The China Administration of Sports for Persons with Disabilities (CASPD, 中国残疾人体育运动管理中心) is a public institution of the Central Government of China, and is affiliated with the China Disabled Persons' Federation (CDPF). It is estimated that there are 85 million people with disabilities in China. The CASPD is responsible for the administration of disability sports in China. Its work includes developing sporting standards, carrying out sports research, undertaking sports drug testing, and directing sports training programs. It also manages the China Disability Sports Training Centre (CDSTC) in Beijing.

==China Disability Sports Training Centre==
The CDSTC opened on 28 June 2007. It was the first facility in China entirely devoted to disability sports training, and the largest of its kind in the world. It is some 238235 m2 in area. There are apartments for accommodating athletes, along with supporting structures such as a cafeteria and recreation areas. There are research laboratories and office spaces, and facilities for holding sporting events and training workshops.

Sports facilities include a multifunction gymnasium, a goalball hall, four indoor and five outdoor tennis courts, two outdoor soccer fields, two archery fields, a velodrome, outdoor athletic field with a grandstand, a swimming hall and fishing pond.
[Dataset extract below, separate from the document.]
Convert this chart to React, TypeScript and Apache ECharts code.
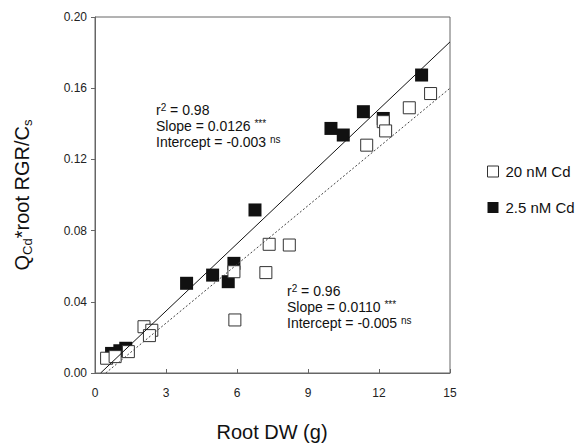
import React, { useEffect, useRef } from "react";
import * as echarts from "echarts";

const FONT = "'Liberation Sans', Arial, sans-serif";

// 20 nM Cd (open squares)
const open20X = [0.49, 0.85, 1.41, 2.07, 2.4, 2.3, 5.87, 5.91, 7.22, 7.36, 8.21, 11.48, 12.18, 12.28, 13.28, 14.18];
const open20Y = [0.0083, 0.0092, 0.012, 0.026, 0.024, 0.021, 0.0569, 0.0298, 0.0564, 0.0723, 0.0719, 0.128, 0.1412, 0.136, 0.149, 0.157];

// 2.5 nM Cd (filled squares)
const fill25X = [0.7, 1.05, 1.3, 3.87, 4.97, 5.63, 5.87, 6.76, 9.97, 10.49, 11.34, 12.18, 13.8];
const fill25Y = [0.011, 0.0125, 0.0139, 0.0504, 0.055, 0.0513, 0.0616, 0.0916, 0.1374, 0.1337, 0.1468, 0.143, 0.1674];

// regression parameters
const slope25 = 0.0126;
const intercept25 = -0.003;
const slope20 = 0.011;
const intercept20 = -0.005;

const xTicks = [0, 3, 6, 9, 12, 15];
const yTicks = [0, 0.04, 0.08, 0.12, 0.16, 0.2];

const seriesNames = ["20 nM Cd", "2.5 nM Cd"];

function regLine(m: number, b: number, xMax: number) {
  return [
    [-b / m, 0],
    [xMax, m * xMax + b],
  ];
}

export default function App() {
  const ref = useRef<HTMLDivElement>(null);
  useEffect(() => {
    if (!ref.current) return;
    const chart = echarts.init(ref.current, null, { renderer: "svg" });
    const xMax = xTicks[xTicks.length - 1];
    const option: any = {
      animation: false,
      backgroundColor: "#fff",
      textStyle: { fontFamily: FONT },
      grid: {
        left: 95,
        right: 132,
        top: 17,
        bottom: 72,
        show: true,
        borderColor: "#666",
        borderWidth: 1,
      },
      legend: {
        orient: "vertical",
        left: 482,
        top: 159,
        itemWidth: 11,
        itemHeight: 11,
        itemGap: 21,
        icon: "rect",
        textStyle: { fontSize: 15, color: "#111", fontFamily: FONT, padding: [0, 0, 0, 2] },
        data: [
          { name: seriesNames[0], itemStyle: { color: "#fff", borderColor: "#333", borderWidth: 1 } },
          { name: seriesNames[1], itemStyle: { color: "#111", borderWidth: 0 } },
        ],
      },
      xAxis: {
        type: "value",
        min: xTicks[0],
        max: xMax,
        interval: 3,
        axisLine: { show: true, lineStyle: { color: "#666" } },
        axisTick: { show: true, inside: true, length: 4, lineStyle: { color: "#666" } },
        axisLabel: { fontSize: 12, color: "#222", margin: 14, fontFamily: FONT },
        splitLine: { show: false },
      },
      yAxis: {
        type: "value",
        min: yTicks[0],
        max: yTicks[yTicks.length - 1],
        interval: 0.04,
        axisLine: { show: true, lineStyle: { color: "#666" } },
        axisTick: { show: true, inside: false, length: 4, lineStyle: { color: "#666" } },
        axisLabel: {
          fontSize: 12,
          color: "#222",
          margin: 8,
          fontFamily: FONT,
          formatter: (v: number) => v.toFixed(2),
        },
        splitLine: { show: false },
      },
      series: [
        {
          name: seriesNames[1],
          type: "scatter",
          symbol: "rect",
          symbolSize: 13,
          itemStyle: { color: "#111", opacity: 1 },
          data: fill25X.map((x, i) => [x, fill25Y[i]]),
          z: 2,
        },
        {
          name: seriesNames[0],
          type: "scatter",
          symbol: "rect",
          symbolSize: 12,
          itemStyle: { color: "#fff", borderColor: "#333", borderWidth: 1, opacity: 1 },
          data: open20X.map((x, i) => [x, open20Y[i]]),
          z: 3,
        },
        {
          name: "fit25",
          type: "line",
          data: regLine(slope25, intercept25, xMax),
          symbol: "none",
          lineStyle: { color: "#111", width: 1, type: "solid" },
          z: 4,
          silent: true,
        },
        {
          name: "fit20",
          type: "line",
          data: regLine(slope20, intercept20, xMax),
          symbol: "none",
          lineStyle: { color: "#444", width: 1, type: [2, 2] },
          z: 4,
          silent: true,
        },
      ],
      graphic: [
        {
          type: "text",
          left: 156,
          top: 102,
          z: 10,
          style: {
            text: "{a|r}{sup|2}{a| = 0.98}\n{a|Slope = 0.0126 }{sup|***}\n{a|Intercept = -0.003 }{sup|ns}",
            fill: "#111",
            rich: {
              a: { fontSize: 14, lineHeight: 16, fontFamily: FONT, fill: "#111" },
              sup: { fontSize: 10, lineHeight: 16, verticalAlign: "top", fontFamily: FONT, fill: "#111" },
            },
          },
        },
        {
          type: "text",
          left: 287,
          top: 283,
          z: 10,
          style: {
            text: "{a|r}{sup|2}{a| = 0.96}\n{a|Slope = 0.0110 }{sup|***}\n{a|Intercept = -0.005 }{sup|ns}",
            fill: "#111",
            rich: {
              a: { fontSize: 14, lineHeight: 16, fontFamily: FONT, fill: "#111" },
              sup: { fontSize: 10, lineHeight: 16, verticalAlign: "top", fontFamily: FONT, fill: "#111" },
            },
          },
        },
        {
          type: "text",
          x: 272,
          y: 432,
          style: {
            text: "Root DW (g)",
            fontSize: 20,
            fontFamily: FONT,
            fill: "#111",
            textAlign: "center",
            textVerticalAlign: "middle",
          },
        },
        {
          type: "text",
          x: 22,
          y: 195,
          rotation: Math.PI / 2,
          style: {
            text: "{a|Q}{sub|Cd}{a|*root RGR/C}{sub|s}",
            fill: "#111",
            textAlign: "center",
            textVerticalAlign: "middle",
            rich: {
              a: { fontSize: 20, lineHeight: 24, fontFamily: FONT, fill: "#111" },
              sub: { fontSize: 13, lineHeight: 24, verticalAlign: "bottom", fontFamily: FONT, fill: "#111" },
            },
          },
        },
      ],
    };
    chart.setOption(option);
    return () => chart.dispose();
  }, []);
  return <div ref={ref} style={{ width: 582, height: 445, position: "absolute", left: 0, top: 0 }} />;
}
In total there are 72,382 m2 of buildings and 68183 m2 of outdoor sports facilities.

The entire complex is wheelchair accessible. The Chinese team used it as its training and preparation centre for the 2008 Summer Paralympics, which were held in Beijing. Communist party General secretary Hu Jintao and Politburo standing committee member Xi Jinping visited the Paralympic team there on 20 August 2008.